I think I assumed there’d be kind of this line of demarcation. That I would always kind of be hit in the face every time I looked at Missy, thinking, “She isn’t my biological child.” Almost like there’s this asterisk next to her as my daughter. But t’s like it immediately went away. It’s funny that even though my little girl is from Haiti, so we don’t look exactly the same – she has curly hair and I have straight hair – I forget that I did not give birth to this kid.
We were at the doctor’s office recently. My little girl has HIV, so the doctor is very fastidious if she has any tiny, little infection. He’ll spend a long time on it even though her HIV is undetectable.
But she had this little, infected mosquito bite on her shoulder. The doctor spent what felt like hours. It was only a couple of minutes. But he was just focused on this one little infected mosquito bite. Just wondering why this infection got past her immune system because it’s so good now.

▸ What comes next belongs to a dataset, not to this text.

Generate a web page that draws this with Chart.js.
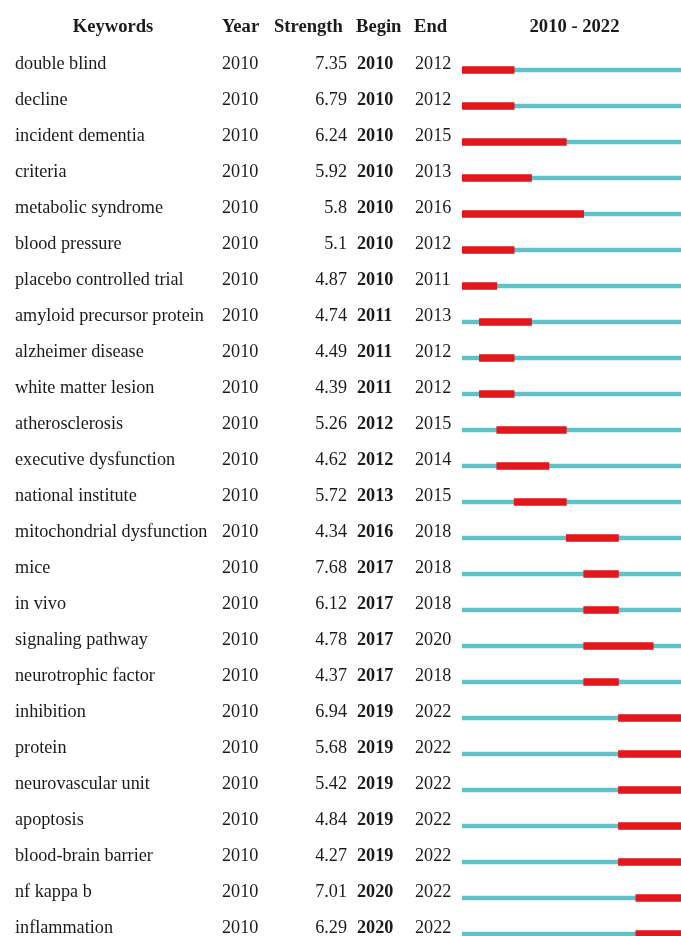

And I’m waiting and waiting and waiting and watching and watching and finally I went, “Dr. Wilson, my skin does exactly the same thing every time I get bit.” And I hike up my pant leg to show him where I have an infected mosquito bite. He just looked at me quizzically like, “Um, yea, she’s adopted.” It was hilarious because I went, “Oh. Oh yeah.” I literally said that out loud because I had forgotten.
In that moment at the doctor, there was my child from Haiti that I brought home at two and a half. You would think I would remember that she’s adopted. But I forgot it almost as quickly as I had her home because God just sovereignly knit her into my heart and my soul. She’s my child. I very rarely now say she’s my adopted daughter. She’s just my daughter.